Macro-Economic Lens refers to an analytical perspective that evaluates economic activity, strategic decisions, or institutional performance through broad, economy-wide variables and systemic interactions rather than isolated individual or firm-level factors. It emphasizes aggregate trends, structural dynamics, and interdependent forces that influence national or global economic systems.
Formally, a Macro-Economic Lens can be defined as a framework of analysis that interprets events, markets, or policies using macroeconomic indicators such as inflation, interest rates, unemployment, gross domestic product (GDP), fiscal policy, monetary policy, exchange rates, and aggregate demand.
This perspective is used to understand how large-scale economic conditions shape business environments, consumer behavior, investment activity, and long-term growth potential. For example, rising interest rates may reduce borrowing and investment, while inflation can alter purchasing power and cost structures across industries.

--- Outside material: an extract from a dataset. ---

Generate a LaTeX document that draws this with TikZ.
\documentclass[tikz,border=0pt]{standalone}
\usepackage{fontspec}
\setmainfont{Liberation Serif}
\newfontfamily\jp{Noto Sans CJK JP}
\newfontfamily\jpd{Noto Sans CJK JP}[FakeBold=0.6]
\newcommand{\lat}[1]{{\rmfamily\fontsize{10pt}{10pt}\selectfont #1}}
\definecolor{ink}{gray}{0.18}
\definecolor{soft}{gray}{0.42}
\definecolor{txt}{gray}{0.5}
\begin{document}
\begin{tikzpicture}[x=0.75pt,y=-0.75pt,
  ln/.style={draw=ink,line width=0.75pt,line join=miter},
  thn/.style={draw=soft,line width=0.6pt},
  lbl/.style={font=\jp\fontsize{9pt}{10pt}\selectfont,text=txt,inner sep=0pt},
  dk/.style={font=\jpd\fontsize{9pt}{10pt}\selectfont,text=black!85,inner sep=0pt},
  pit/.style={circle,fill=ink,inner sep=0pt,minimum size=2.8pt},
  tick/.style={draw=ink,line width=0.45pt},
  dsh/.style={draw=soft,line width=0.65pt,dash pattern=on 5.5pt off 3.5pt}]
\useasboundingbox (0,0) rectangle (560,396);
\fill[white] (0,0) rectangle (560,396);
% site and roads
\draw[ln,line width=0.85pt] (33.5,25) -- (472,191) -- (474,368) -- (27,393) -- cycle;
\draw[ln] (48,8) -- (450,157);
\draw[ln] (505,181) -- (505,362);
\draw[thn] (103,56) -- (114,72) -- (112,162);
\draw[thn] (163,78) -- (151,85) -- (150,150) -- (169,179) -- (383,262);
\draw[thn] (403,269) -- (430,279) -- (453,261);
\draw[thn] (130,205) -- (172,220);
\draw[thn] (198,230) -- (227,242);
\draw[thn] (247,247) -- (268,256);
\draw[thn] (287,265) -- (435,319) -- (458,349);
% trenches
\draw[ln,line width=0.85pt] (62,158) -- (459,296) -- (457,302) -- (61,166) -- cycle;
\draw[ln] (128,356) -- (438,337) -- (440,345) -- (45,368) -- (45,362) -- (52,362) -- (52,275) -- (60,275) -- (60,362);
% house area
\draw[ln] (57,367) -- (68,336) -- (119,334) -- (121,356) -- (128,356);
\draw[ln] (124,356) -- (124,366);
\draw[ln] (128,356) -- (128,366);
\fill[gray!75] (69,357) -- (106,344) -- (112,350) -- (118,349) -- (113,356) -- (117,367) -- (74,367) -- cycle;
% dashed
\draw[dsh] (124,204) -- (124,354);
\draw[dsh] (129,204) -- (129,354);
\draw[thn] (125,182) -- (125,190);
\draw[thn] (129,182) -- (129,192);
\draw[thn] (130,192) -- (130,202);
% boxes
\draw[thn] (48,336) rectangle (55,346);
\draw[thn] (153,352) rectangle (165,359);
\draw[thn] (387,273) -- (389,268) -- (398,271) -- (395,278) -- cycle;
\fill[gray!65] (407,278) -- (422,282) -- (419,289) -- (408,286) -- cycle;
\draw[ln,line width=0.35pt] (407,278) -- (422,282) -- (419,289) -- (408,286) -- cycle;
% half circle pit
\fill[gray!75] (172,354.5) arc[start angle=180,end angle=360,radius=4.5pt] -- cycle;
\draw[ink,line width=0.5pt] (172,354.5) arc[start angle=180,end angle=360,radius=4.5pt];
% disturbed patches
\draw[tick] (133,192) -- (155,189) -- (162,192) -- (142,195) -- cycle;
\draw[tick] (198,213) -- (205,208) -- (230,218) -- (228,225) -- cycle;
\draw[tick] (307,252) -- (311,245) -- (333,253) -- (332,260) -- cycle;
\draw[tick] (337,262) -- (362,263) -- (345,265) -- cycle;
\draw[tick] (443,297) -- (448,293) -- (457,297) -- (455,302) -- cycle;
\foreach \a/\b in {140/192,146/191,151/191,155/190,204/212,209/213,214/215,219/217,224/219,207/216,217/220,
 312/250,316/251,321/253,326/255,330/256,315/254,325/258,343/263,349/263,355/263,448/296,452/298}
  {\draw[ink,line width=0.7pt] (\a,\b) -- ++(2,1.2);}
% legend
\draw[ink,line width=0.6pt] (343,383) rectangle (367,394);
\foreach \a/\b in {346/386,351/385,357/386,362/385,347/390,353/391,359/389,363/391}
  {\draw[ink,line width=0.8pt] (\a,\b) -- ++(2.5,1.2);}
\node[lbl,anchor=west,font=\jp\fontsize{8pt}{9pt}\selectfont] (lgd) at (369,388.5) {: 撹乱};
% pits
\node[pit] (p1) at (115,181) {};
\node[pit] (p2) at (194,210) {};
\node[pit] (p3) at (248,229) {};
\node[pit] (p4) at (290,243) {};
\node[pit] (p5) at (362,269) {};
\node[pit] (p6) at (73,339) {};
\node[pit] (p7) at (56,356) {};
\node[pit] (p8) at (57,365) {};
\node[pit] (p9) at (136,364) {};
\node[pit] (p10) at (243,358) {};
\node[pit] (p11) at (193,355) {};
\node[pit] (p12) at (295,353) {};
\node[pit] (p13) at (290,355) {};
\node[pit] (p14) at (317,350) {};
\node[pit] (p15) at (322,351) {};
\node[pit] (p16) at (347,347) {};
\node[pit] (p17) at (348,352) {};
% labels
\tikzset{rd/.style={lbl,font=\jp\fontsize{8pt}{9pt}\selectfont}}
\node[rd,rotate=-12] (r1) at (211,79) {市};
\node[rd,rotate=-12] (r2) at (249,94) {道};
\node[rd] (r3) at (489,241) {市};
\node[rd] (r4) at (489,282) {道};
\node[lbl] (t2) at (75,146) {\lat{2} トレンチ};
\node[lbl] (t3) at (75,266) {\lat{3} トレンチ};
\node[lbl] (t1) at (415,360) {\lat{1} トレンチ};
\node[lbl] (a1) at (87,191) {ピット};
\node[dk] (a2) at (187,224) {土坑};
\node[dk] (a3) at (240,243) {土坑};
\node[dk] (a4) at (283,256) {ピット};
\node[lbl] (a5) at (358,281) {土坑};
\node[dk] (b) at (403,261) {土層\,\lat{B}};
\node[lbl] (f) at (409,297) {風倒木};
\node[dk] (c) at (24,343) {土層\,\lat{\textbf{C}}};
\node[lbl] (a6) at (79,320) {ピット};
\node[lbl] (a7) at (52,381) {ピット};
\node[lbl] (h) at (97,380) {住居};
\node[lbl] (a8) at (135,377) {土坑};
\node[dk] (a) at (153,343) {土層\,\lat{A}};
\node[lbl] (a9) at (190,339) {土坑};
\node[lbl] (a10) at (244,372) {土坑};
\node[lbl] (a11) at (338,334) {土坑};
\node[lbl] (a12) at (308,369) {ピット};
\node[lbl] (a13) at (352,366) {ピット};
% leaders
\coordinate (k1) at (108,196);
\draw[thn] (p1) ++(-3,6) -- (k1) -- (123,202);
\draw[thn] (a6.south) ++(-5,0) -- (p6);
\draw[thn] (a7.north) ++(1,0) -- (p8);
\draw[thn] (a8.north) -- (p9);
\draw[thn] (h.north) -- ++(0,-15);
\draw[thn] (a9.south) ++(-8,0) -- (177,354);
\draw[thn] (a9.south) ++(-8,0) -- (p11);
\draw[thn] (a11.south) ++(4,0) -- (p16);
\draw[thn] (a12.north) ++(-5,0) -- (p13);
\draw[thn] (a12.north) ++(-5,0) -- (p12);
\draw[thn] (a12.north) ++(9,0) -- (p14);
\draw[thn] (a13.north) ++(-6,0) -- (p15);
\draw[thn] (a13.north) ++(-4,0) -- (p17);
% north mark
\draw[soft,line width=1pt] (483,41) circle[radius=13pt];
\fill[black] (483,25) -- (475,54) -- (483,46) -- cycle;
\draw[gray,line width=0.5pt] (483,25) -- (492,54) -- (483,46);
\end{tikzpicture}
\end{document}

In strategic management and policy analysis, applying a macro-economic lens enables organizations and governments to assess systemic risks, economic cycles, and external constraints that affect operational and financial outcomes. It supports forecasting, scenario planning, and long-term decision-making under changing economic conditions.
The macro-economic lens contrasts with a microeconomic lens, which focuses on individual firms, consumers, or transactions.
Thus, a macro-economic lens is a high-level interpretive framework that connects individual outcomes to broader economic structures, enabling comprehensive analysis of market dynamics, policy effects, and systemic economic behavior.